With a new report suggesting that adults in the UK have ‘worrying levels’ of understanding when it comes to pensions, Stuart Price, Partner and Actuary at Quantum Advisory in Bristol, is calling for pensions to be taught in schools.
The survey, by Tilney, found that 20% of those questioned had never checked their current workplace pension and a quarter didn’t know if their current scheme is a defined benefit or defined contribution arrangement.
Stuart Price says: “The results of the survey are extremely troubling, although, unfortunately, I don’t think they come as a surprise. Nearly 70 per cent of respondents said they find pension terms confusing, and, unless you take the time to understand your pension or have it explained to you, then of course it’s going to be confusing.

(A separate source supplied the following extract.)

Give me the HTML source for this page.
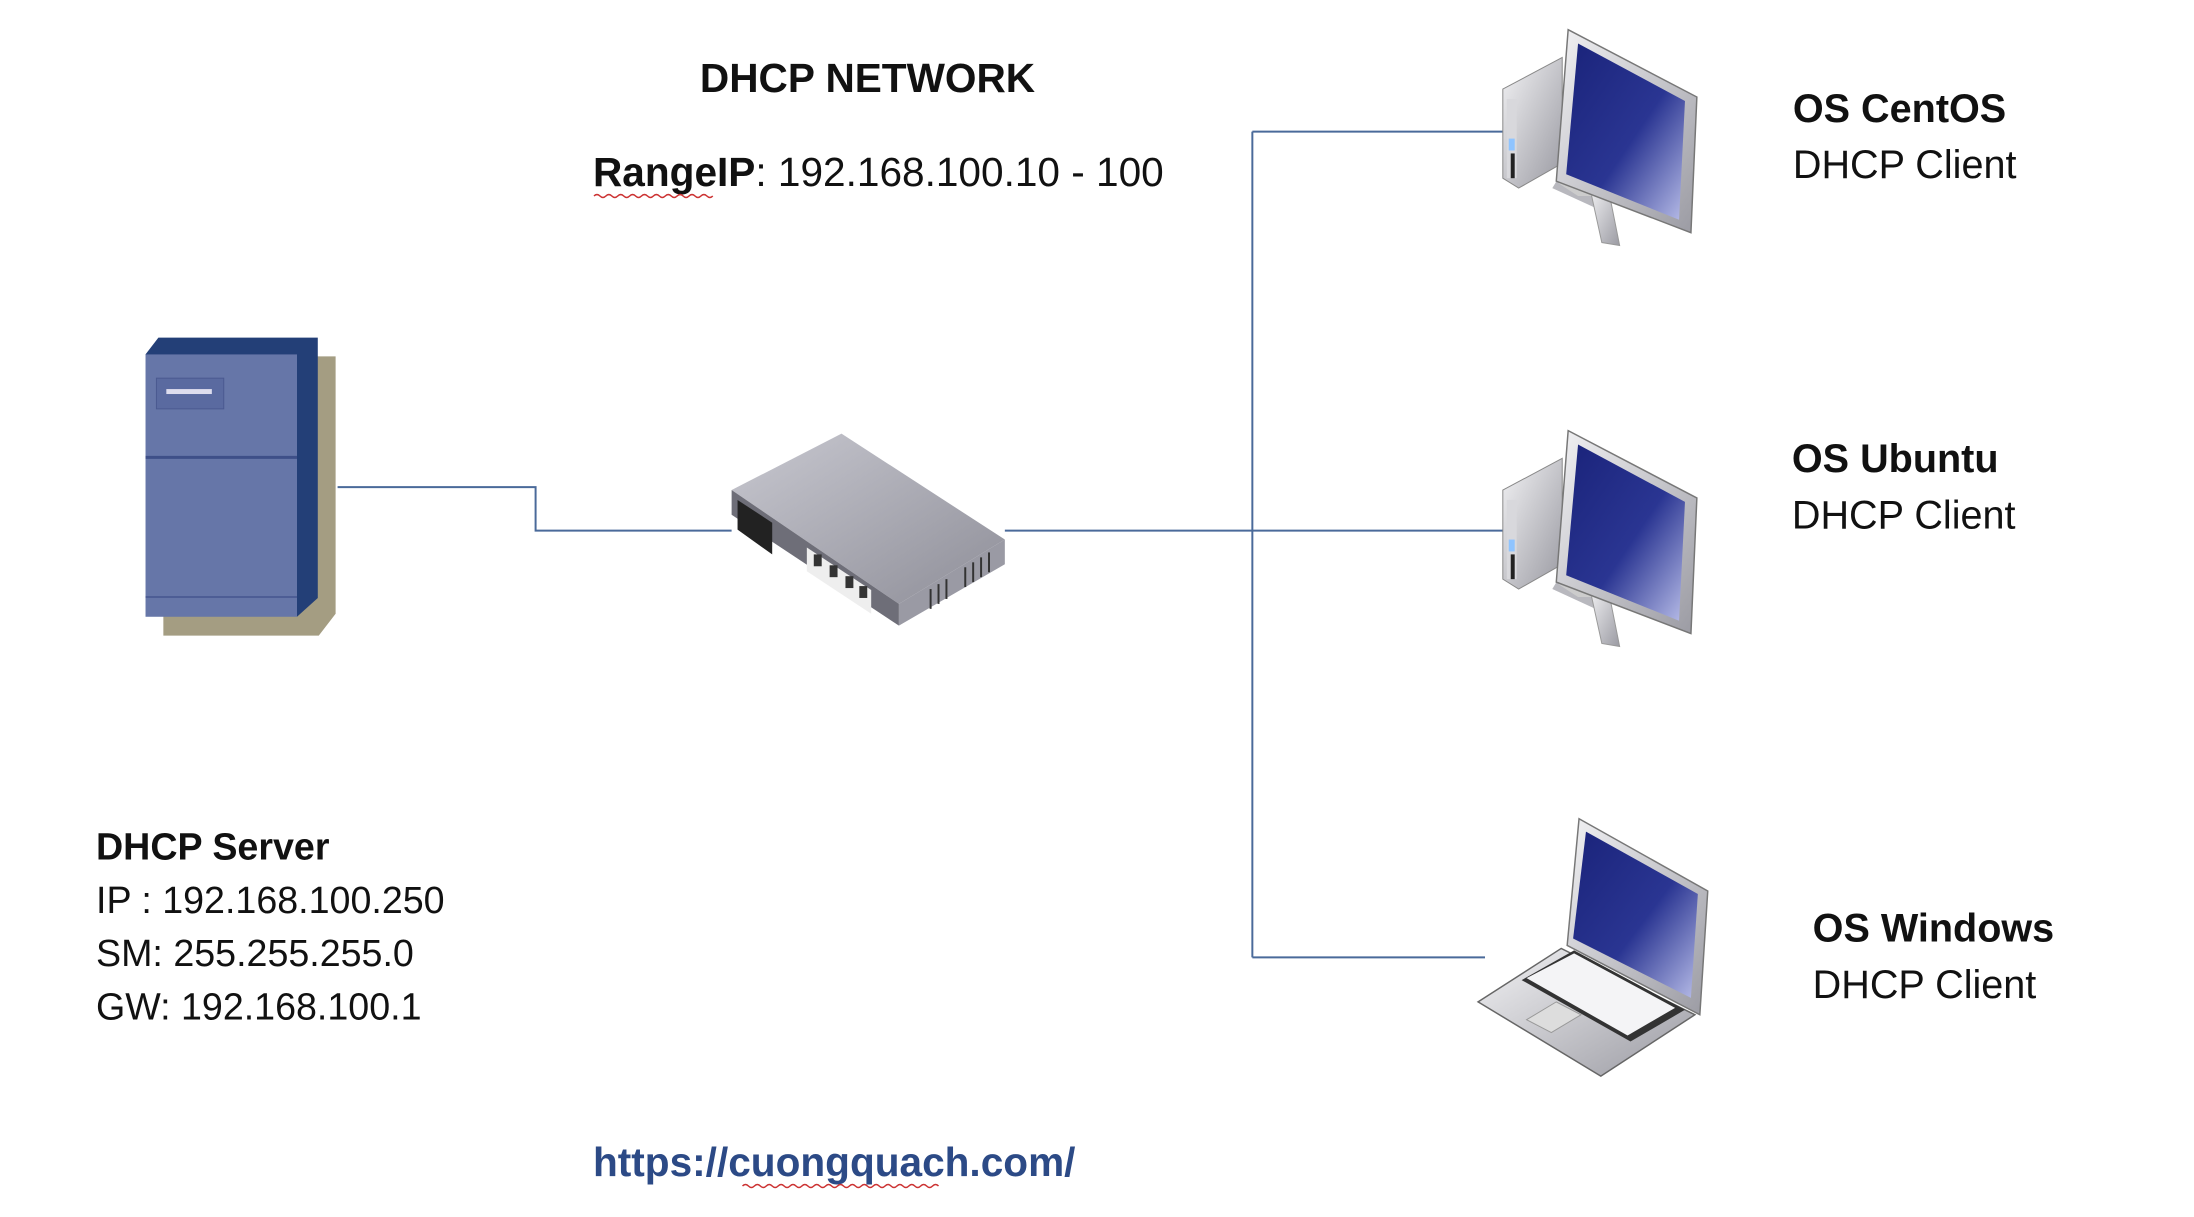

“The planned introduction of the Pensions Dashboard in 2019 aims to provide a simplified way for individuals to see all their pension savings in one place. The Pensions Dashboard will no doubt help to address much of the perplexity as it will show an individual all their private pension arrangements alongside their State Pension and will indicate the overall income they could expect in retirement. The figures may shock some people and help them realise they need to be saving more for their retirement than they realise.”
Stuart’s rule of thumb to give people the best chance of a decent income in retirement, is to half your age and pay in that percentage of your salary into a defined contribution arrangement. So, for a 30 year old, the total contribution from the worker and employer should total 15%, rising to 20% for 40 year olds and so forth.

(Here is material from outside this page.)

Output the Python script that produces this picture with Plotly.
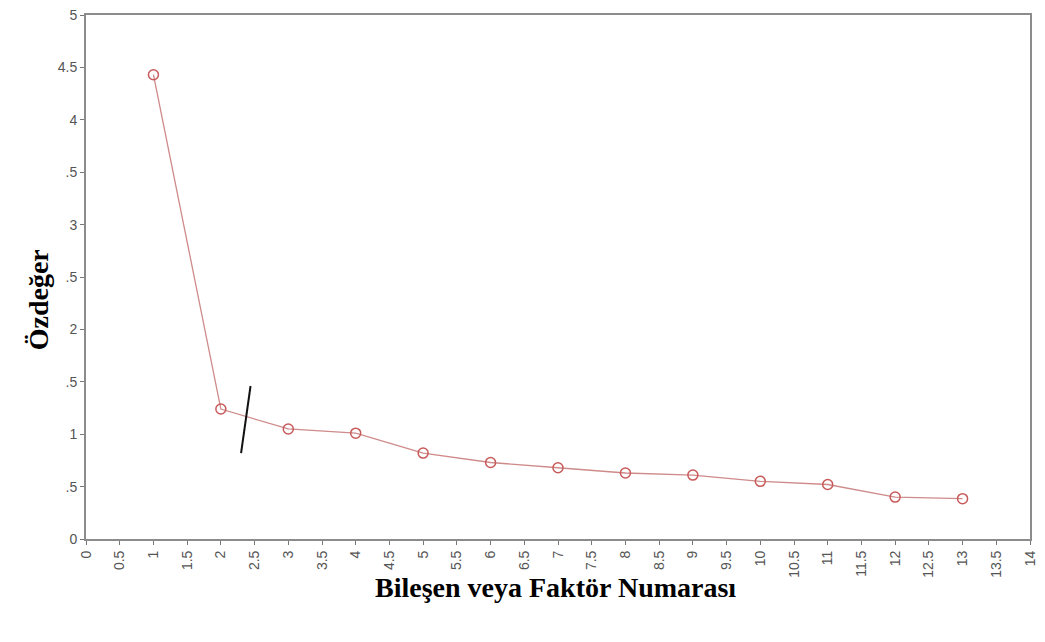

Stuart continued: “Although the Pensions Dashboard should help clear some confusion when it comes to the pension minefield, I do think the problem requires more action, particularly with the younger generation entering the workforce. Explaining about pensions should be taught in school alongside business studies and careers advice. People shouldn’t drift through their working years thinking their pension is someone else’s problem, then near their retirement to find they haven’t got enough money to live on. They should be fully equipped with all the knowledge before they even start work to ensure they can take control from the very beginning. Unfortunately, relying on the State Pension will simply not be an option when they old enough to retire.”